You laugh? Why? When there is no other rational way of making a decision, but that decision has to be made, what can be fairer than an unbiased random selection procedure?

It's a clean, honourable, open process which treats employees with integrity and respect. It is also implemented openly and honestly from day 1. It is entirely transparent to any 3rd party evaluation because 3rd-party evaluation has been foremost (and maybe even present as with unions) in designing the process.

You can't make these things any more upsetting that they are - but you can treat incumbent employees with dignity and respect. Such downsizing can be done but is actually a very complex task involving a mixture of computation, evidence-base construction/evaluation, records-based analyses, job-analyses, through to open and honest discussions about how to do things with all parties involved. The process must be utterly transparent to employees, unions, and any disinterested 3rd party, and agreed upon by those affected and their unions. It’s hard because of the flutuating and powerful emotionality and stress surrounding the entire process.

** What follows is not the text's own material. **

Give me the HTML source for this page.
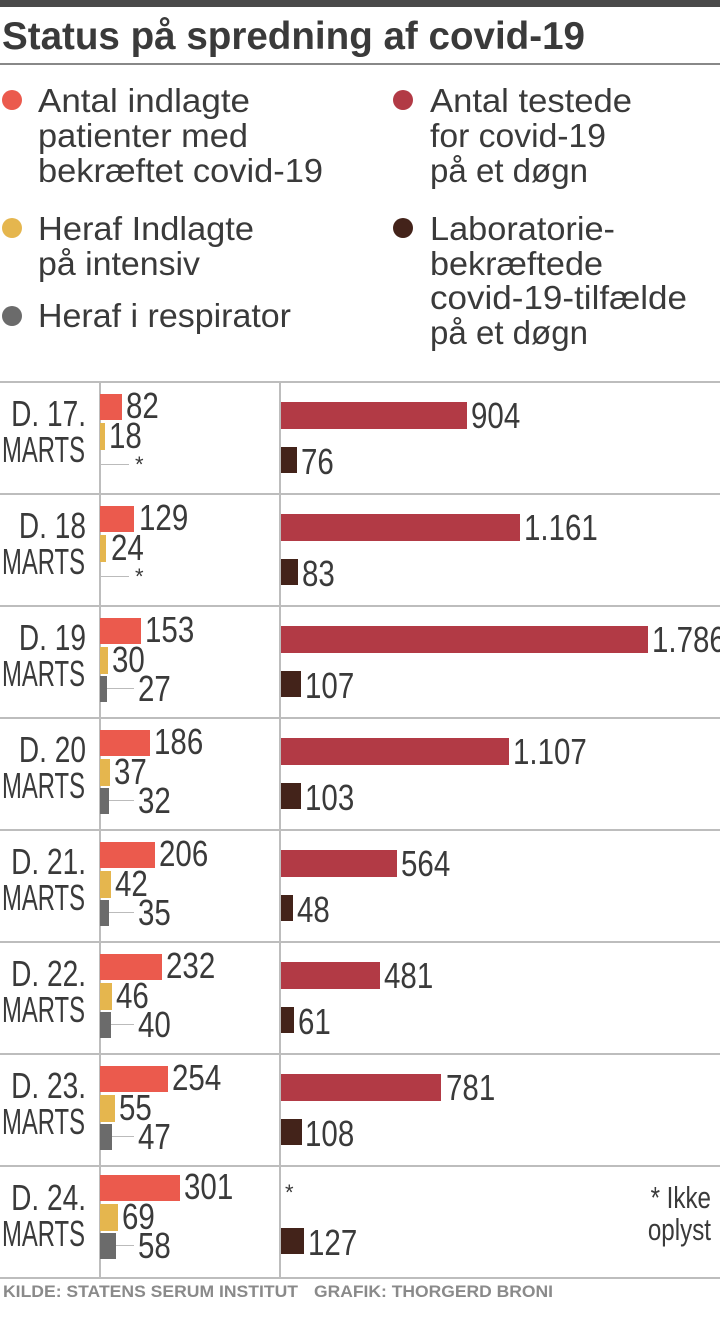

Just think of the many intelligent and ‘in good faith’ ways of going about this process, where those whose performance has been so poor that now is the time to say ‘goodbye’ on the basis of performance reviews, and where those whose performance has been acceptable get the chance to work in the new environment, even if a little new training/development might be in order. Just think how much that motivates them, the ‘engagement’ they would bring to their new positions, the loyalty they might offer their employer.

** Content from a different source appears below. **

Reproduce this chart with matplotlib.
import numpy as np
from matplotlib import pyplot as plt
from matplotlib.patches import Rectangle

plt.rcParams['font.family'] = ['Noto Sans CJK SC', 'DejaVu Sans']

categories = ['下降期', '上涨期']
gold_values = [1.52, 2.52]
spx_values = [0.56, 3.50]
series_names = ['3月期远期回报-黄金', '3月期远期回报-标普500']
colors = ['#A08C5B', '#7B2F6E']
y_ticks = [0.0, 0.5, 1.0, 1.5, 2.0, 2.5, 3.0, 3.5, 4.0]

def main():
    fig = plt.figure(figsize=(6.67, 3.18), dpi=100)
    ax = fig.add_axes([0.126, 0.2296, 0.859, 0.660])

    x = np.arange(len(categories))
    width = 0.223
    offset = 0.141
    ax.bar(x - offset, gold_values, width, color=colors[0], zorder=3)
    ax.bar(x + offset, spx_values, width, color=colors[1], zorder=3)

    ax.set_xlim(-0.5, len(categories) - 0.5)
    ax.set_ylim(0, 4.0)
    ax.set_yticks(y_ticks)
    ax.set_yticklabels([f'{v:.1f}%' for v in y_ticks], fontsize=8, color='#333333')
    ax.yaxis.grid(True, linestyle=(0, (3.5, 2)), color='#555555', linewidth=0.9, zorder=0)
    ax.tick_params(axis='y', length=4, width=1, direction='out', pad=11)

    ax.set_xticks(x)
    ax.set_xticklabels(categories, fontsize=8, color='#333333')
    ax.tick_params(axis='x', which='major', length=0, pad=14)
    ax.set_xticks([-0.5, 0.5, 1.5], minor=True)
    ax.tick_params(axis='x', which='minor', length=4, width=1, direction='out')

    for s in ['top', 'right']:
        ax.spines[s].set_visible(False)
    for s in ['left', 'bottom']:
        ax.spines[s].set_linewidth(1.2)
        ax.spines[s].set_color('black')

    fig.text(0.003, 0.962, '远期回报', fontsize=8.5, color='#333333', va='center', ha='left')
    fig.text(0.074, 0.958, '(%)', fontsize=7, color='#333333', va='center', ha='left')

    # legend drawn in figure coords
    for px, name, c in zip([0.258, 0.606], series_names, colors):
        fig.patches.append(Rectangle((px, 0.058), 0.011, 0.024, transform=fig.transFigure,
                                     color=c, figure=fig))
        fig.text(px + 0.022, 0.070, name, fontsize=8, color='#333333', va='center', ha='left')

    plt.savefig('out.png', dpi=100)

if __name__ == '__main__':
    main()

Instead, we invariably see some senior HR or Management person in an organization who is promoting the use of psychometrics in such a situation without any coherent, agreed-upon plan for how the assessment information might be used, with metaphorical handwaving taking the place of a formal decision-system that would stand legal scrutiny, and generally creating bad-feeling all round. Such executives are blind to the tenuous legal position they place themselves in, let alone the bad and quite unecessary publicity they always garner for their organization.